Problem description => Could you repeat, exactly as they stand, the lines between the one with "Rebuild this chart" and the one with "import plotly.graph_objects as go", inclusive, minus the pictures?

Recorded data =>
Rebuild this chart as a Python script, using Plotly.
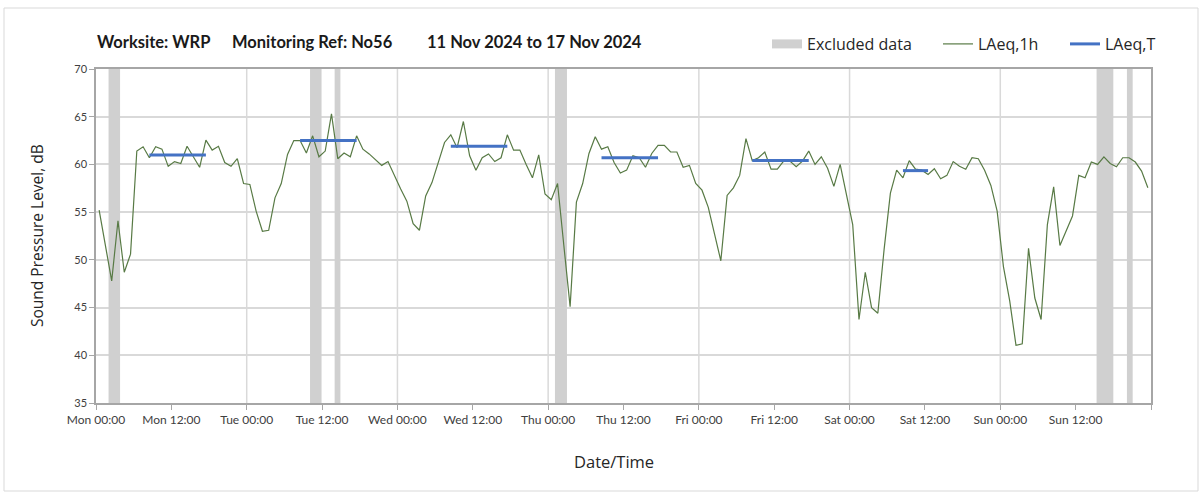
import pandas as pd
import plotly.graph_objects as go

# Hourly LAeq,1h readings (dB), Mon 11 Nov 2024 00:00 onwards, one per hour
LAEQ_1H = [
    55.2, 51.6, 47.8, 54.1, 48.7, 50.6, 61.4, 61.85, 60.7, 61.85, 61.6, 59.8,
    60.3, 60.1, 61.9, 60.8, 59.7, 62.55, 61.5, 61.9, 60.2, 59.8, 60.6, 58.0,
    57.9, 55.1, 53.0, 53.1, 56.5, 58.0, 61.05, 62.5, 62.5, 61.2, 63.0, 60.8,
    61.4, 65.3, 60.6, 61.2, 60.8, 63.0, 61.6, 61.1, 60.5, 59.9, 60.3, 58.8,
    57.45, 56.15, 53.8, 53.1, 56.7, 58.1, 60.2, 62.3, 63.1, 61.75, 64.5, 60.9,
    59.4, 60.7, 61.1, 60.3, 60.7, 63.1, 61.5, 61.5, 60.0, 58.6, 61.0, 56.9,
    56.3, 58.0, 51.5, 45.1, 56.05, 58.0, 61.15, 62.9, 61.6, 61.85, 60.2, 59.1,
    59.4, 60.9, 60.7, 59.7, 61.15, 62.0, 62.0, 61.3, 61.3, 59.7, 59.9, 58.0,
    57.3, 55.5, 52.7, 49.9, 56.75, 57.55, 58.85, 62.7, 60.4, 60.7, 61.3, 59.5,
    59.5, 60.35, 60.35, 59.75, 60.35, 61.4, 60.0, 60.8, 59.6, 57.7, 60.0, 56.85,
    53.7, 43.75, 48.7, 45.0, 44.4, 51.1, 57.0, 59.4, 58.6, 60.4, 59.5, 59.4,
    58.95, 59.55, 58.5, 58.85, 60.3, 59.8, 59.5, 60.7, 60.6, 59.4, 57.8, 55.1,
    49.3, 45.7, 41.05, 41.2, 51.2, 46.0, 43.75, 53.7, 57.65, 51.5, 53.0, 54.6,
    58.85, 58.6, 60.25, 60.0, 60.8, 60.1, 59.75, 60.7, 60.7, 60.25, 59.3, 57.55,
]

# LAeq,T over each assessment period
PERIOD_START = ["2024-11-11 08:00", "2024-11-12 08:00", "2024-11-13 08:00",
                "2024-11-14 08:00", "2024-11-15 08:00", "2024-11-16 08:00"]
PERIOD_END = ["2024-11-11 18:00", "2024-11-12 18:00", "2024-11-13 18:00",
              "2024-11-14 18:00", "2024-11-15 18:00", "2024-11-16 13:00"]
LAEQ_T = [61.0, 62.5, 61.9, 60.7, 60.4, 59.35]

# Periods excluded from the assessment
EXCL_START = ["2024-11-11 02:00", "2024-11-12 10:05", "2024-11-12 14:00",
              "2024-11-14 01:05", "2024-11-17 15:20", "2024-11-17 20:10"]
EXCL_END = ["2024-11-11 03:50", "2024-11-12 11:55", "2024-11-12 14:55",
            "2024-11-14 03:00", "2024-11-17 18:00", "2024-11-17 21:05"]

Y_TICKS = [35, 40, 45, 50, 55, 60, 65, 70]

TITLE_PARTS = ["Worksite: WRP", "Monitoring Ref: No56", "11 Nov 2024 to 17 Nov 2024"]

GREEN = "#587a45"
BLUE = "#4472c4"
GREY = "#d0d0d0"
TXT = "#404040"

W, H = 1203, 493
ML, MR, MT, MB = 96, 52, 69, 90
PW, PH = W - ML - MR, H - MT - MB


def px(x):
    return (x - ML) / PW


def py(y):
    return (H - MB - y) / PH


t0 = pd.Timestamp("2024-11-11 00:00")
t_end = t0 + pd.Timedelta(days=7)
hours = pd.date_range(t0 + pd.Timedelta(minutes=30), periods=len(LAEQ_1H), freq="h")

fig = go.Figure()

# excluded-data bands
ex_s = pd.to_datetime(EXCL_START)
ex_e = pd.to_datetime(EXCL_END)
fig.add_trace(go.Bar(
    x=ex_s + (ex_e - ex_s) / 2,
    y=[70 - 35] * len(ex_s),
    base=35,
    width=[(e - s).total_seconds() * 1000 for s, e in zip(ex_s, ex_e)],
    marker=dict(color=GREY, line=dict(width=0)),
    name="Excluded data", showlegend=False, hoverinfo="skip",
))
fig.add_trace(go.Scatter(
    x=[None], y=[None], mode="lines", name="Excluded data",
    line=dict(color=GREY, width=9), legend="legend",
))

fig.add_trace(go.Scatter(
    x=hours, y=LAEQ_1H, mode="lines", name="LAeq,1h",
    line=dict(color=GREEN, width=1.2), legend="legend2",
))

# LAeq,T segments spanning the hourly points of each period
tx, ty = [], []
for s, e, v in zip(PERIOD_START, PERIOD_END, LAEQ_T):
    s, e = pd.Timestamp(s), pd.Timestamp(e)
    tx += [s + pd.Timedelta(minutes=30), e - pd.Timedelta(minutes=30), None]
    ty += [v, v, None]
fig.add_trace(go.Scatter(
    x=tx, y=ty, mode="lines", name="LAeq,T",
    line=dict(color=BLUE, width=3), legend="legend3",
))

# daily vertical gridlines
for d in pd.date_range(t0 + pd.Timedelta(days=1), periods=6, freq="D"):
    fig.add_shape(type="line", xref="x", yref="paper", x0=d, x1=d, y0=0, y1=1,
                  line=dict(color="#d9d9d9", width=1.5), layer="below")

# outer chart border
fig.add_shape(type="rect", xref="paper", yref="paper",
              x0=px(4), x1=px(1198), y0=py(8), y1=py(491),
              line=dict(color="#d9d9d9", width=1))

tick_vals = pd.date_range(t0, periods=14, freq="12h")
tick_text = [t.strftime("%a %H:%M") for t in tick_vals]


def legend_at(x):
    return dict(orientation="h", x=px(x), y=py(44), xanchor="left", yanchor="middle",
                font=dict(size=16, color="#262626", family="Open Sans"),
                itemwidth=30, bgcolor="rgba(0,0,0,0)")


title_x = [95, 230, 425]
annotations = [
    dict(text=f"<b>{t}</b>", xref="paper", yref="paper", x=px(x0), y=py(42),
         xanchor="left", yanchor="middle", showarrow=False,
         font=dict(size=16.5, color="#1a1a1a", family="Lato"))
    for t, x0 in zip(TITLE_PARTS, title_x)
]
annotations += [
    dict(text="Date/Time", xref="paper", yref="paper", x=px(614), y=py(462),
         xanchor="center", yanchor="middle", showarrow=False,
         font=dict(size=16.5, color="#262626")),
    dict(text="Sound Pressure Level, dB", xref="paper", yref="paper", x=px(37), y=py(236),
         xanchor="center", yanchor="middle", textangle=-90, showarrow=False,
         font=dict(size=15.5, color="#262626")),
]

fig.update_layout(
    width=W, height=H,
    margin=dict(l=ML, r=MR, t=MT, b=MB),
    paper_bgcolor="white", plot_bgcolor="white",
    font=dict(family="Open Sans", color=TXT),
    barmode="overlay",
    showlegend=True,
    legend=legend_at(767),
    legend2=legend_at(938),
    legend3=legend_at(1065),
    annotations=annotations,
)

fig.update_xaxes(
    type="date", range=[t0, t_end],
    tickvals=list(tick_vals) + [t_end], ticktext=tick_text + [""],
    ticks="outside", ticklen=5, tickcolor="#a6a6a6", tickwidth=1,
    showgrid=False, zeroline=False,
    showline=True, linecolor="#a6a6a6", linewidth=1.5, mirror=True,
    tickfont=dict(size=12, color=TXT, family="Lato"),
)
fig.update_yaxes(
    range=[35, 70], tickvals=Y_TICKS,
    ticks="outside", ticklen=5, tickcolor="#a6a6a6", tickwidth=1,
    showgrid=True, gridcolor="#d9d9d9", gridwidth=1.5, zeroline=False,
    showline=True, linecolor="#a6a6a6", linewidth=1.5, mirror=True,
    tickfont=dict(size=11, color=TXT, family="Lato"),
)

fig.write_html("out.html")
---
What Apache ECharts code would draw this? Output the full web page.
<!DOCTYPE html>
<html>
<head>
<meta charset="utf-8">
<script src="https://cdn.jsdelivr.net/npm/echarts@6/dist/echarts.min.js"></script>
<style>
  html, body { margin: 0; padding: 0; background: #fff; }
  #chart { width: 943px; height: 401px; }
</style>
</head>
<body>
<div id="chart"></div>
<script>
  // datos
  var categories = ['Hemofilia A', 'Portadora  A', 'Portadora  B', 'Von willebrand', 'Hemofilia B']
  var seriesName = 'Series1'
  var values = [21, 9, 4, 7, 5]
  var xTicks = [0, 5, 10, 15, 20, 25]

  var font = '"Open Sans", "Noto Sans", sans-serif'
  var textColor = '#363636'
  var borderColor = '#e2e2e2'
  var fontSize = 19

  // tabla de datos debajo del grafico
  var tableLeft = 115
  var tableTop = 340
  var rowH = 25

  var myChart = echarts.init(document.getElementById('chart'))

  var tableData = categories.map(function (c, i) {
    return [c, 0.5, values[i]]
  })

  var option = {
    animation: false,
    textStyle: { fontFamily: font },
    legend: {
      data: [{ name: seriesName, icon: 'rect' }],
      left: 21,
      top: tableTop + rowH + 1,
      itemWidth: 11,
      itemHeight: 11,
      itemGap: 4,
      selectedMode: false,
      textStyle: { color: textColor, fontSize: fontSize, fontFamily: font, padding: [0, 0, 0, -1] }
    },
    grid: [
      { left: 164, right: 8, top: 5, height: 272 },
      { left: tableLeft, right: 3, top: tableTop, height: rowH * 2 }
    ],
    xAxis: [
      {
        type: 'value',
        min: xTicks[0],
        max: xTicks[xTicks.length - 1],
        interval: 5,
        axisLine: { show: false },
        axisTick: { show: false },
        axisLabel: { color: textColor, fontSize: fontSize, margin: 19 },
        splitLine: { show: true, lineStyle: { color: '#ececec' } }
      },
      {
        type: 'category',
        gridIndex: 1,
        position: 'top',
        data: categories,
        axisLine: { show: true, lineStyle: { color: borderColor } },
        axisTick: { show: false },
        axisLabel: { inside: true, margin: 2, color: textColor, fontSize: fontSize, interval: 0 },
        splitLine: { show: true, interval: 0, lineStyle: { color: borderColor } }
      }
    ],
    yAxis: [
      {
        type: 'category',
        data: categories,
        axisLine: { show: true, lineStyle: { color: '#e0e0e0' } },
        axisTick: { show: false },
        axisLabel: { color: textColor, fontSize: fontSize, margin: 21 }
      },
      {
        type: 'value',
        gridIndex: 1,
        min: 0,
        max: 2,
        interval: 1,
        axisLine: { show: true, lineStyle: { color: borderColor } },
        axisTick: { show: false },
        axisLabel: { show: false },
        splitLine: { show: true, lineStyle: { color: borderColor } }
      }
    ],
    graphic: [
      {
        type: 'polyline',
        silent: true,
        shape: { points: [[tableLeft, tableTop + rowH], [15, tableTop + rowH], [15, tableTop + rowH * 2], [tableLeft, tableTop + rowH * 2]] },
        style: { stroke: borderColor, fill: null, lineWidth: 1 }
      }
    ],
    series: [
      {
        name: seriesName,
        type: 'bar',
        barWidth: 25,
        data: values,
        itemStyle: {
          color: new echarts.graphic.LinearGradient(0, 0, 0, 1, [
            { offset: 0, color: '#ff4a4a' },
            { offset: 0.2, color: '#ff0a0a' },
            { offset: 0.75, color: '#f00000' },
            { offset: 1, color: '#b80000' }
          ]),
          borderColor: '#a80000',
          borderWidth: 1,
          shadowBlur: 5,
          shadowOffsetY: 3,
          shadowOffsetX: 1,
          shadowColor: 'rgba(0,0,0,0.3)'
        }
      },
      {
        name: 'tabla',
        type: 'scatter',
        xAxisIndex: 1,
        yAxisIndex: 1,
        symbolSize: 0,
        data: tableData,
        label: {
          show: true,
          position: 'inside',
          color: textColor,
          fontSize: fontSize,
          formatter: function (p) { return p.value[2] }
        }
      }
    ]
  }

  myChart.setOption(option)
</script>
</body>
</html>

Full solution =>
Rebuild this chart as a Python script, using Plotly.
import pandas as pd
import plotly.graph_objects as go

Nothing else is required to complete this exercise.